C’est ainsi que cette confrérie a participé à l’expansion de l’islam en Afrique de l’Ouest où sa pratique est encore plus vivante qu’au Maghreb qui l’a vu naître. Les confréries ont réalisé, contrairement aux entreprises « jihadistes », l’islamisation en profondeur des sociétés africaines. Contrairement à la situation présente du soufisme et des confréries dans le monde arabe, les confréries sont une donnée fondamentale dans l’islam africain.
Au-delà de son rôle socio-culturel voire politique, la Tijâniyya a joué un rôle de premier plan dans l’affermissement des relations arabo-africaines surtout maroco-ouest-africaines.
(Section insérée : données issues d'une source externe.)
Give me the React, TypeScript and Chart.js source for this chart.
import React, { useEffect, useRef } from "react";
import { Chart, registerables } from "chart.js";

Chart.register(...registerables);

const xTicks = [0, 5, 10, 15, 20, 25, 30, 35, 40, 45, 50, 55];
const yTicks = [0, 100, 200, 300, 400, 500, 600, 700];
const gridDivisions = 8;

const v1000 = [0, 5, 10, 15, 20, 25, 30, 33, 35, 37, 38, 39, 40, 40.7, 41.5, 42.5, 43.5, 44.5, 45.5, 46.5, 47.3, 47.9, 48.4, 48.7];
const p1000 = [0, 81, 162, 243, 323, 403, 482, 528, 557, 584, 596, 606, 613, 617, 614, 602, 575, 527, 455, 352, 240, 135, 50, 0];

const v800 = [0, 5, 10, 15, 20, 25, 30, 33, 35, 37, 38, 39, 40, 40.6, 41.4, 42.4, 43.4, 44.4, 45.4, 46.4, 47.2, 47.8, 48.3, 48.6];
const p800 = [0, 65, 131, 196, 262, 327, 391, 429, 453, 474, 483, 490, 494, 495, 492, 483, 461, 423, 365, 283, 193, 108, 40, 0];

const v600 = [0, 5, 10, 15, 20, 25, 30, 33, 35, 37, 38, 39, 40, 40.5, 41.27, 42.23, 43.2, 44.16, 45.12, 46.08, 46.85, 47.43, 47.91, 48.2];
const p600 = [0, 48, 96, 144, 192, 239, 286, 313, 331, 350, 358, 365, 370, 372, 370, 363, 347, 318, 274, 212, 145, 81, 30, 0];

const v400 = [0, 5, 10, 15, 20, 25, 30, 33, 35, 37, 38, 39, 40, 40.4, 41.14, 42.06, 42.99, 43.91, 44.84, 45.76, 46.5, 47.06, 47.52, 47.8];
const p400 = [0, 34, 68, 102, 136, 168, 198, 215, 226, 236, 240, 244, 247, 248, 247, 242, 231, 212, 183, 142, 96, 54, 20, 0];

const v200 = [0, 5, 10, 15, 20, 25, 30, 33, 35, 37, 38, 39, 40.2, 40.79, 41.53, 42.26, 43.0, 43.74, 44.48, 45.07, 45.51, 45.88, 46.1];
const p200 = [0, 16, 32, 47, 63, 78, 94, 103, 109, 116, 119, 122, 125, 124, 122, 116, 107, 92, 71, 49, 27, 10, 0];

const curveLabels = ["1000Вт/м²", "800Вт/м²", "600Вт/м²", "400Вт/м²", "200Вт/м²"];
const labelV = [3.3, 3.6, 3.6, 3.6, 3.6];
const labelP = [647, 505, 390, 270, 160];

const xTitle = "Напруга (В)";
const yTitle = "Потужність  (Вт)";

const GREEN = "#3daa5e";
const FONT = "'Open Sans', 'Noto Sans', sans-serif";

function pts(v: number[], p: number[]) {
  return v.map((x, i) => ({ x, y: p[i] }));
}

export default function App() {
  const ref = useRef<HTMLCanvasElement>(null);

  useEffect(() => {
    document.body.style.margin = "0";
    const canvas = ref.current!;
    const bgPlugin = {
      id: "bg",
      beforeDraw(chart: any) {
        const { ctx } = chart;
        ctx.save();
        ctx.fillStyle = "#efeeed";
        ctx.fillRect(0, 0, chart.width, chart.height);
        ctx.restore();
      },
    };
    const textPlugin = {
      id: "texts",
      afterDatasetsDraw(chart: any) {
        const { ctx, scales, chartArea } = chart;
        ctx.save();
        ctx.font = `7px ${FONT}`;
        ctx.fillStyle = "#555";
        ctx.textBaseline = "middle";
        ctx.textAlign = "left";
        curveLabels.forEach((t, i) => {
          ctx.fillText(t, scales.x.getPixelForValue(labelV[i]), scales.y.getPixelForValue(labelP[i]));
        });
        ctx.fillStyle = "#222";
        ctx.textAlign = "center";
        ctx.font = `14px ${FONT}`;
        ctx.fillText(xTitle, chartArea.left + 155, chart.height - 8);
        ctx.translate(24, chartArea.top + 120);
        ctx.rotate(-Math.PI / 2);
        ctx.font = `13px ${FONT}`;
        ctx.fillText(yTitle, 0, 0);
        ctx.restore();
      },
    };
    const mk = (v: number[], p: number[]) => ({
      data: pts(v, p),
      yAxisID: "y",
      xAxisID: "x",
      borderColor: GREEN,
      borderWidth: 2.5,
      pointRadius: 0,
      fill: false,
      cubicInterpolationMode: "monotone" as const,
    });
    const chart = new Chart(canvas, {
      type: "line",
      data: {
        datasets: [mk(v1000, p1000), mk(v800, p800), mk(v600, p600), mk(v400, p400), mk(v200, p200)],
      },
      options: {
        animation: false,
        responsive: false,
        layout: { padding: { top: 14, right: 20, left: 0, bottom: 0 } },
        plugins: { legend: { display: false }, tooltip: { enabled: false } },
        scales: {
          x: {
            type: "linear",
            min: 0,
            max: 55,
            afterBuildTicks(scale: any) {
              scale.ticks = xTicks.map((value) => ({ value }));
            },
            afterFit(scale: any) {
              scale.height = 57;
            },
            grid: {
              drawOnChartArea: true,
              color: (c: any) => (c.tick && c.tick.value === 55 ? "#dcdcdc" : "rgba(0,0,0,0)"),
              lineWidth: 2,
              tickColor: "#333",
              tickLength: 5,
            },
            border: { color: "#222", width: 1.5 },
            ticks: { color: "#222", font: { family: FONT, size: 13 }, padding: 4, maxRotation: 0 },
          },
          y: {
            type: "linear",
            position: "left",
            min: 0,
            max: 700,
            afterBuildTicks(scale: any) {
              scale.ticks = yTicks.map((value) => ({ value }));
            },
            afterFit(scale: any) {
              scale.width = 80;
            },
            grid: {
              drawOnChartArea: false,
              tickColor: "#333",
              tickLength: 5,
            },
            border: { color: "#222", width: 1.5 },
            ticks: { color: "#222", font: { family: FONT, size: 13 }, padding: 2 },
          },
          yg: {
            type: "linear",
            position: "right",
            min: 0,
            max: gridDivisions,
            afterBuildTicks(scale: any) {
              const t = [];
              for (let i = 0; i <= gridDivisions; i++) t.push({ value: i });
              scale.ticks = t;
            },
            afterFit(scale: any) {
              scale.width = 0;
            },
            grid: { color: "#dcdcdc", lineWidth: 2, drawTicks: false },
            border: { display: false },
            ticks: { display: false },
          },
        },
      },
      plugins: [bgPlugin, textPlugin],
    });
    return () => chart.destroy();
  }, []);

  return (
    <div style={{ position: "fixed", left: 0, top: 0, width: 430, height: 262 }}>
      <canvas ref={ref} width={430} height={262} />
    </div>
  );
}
Par le biais de cette confrérie, se sont tissés des rapports entre oulémas maghrébins et africains7. Cette confrérie, parfois, méconnue, dans son pays d’origine (Algérie) et au Maroc a été pendant plus de deux siècles la jonction entre ce qui fut appelé par les historiens arabes le bilâd as-sûdân (pays des Noirs) et les contrées les plus lointaines du monde arabe et surtout maghrébin qui y exportera, entre autres, le Malikisme, le dogme ash’arite et les classiques du Fiqh du Mukhtasar de Khalîl au Matn d’Ibn ‘Ashir et la Risâla d’Ibn Abî Zayd al-Qayrawânî.
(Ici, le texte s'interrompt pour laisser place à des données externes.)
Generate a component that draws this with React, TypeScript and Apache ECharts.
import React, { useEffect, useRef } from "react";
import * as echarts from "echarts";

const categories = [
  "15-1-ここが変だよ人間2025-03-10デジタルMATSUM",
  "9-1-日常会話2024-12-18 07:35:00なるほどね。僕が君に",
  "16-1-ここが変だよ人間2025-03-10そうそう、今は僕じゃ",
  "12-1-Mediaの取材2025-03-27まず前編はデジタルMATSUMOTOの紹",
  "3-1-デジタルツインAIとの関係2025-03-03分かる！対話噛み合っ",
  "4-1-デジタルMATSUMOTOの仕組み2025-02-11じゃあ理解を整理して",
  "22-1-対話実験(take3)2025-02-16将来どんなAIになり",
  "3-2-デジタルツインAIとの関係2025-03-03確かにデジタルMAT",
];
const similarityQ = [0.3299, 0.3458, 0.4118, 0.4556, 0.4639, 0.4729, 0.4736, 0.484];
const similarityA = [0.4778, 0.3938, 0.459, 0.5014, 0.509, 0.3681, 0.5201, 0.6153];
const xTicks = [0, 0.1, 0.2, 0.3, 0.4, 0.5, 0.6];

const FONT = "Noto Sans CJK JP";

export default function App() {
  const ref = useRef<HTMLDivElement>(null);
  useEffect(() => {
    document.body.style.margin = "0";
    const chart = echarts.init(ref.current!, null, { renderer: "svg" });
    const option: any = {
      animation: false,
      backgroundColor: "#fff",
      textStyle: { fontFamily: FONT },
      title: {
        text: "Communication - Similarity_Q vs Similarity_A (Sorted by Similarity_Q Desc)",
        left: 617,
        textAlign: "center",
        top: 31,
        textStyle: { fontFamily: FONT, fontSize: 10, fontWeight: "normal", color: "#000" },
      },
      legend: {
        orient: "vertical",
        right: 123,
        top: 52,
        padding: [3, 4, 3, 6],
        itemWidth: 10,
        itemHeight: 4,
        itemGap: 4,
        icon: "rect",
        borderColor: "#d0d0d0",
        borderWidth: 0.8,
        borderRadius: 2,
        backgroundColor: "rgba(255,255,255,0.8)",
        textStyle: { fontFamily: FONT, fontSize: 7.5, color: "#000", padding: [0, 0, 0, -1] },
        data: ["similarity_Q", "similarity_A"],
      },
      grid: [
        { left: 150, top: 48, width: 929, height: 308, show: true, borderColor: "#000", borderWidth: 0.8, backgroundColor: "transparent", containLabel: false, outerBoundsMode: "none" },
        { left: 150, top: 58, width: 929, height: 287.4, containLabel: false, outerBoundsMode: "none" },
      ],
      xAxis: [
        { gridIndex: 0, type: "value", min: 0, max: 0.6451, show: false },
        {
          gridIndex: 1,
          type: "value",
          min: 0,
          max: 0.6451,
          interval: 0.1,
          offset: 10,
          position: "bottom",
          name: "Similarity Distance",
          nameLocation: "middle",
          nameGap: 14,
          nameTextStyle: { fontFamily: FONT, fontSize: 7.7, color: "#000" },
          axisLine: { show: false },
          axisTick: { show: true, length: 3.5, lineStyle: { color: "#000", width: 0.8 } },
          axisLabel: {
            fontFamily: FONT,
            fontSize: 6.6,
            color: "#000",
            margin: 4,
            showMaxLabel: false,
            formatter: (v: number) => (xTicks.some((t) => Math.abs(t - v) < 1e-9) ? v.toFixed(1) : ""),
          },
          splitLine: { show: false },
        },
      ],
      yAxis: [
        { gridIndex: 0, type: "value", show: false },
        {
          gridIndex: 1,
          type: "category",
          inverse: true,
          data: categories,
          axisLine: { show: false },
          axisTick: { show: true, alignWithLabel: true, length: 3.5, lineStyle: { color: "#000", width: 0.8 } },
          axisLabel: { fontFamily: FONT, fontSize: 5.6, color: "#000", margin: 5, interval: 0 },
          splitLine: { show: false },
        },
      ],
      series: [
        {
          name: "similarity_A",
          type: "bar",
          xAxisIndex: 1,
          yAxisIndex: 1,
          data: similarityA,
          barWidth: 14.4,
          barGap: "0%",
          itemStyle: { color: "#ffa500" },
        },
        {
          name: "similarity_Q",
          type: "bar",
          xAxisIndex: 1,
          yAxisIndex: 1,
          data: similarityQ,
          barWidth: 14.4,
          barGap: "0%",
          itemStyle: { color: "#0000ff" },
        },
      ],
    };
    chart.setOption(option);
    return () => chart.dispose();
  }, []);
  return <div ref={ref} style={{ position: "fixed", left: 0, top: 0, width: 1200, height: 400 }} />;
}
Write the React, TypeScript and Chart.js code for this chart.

La méconnaissance de ces liens et de cette histoire, de l’islam soufi contemporain ainsi que la nécessité d’une prise en compte de la différence des réalités islamiques en France, ont abouti à l’idée de la tenue d’un Forum national sur la Tijâniyya, l’une les plus répandues dans le monde musulman.
Notes :
1 Marone I. Tidjânisme au Sénégal ; Bullet de l’IFAN Série B, T XXXII, Janv70
2 voir al-nafahât al qudsiyya fi-s-sîrat al-ahmadiyya, Beyrouth, Année ?
3 K. MBACKE :Soufisme et confréries religieuses au Sénégal, Dakar 1995 p41.
4 – les Toucouleurs et les peuls sont les deux composantes du groupe éhnique appelé Halepoular (Peuls). Ils sont originaires de la région du fleuve Sénégal.
5 – Bâ Amadou Hampathé : vie et enseignement de Thierno Bocar, le sage de Bandiagara, Paris , Seuil 1980 pp 230-231
6 – le mot lâzim signifie « obligatoire » en arabe.
7 – Voir la thèse de Bakary SAMBE, L’islam dans les relations arabo-africaines, sous la direction de Chérif ferjani et de Lahouari Addi, GREMMO – Maison de l’Orient, Univ-Lyon 2, décembre 2003.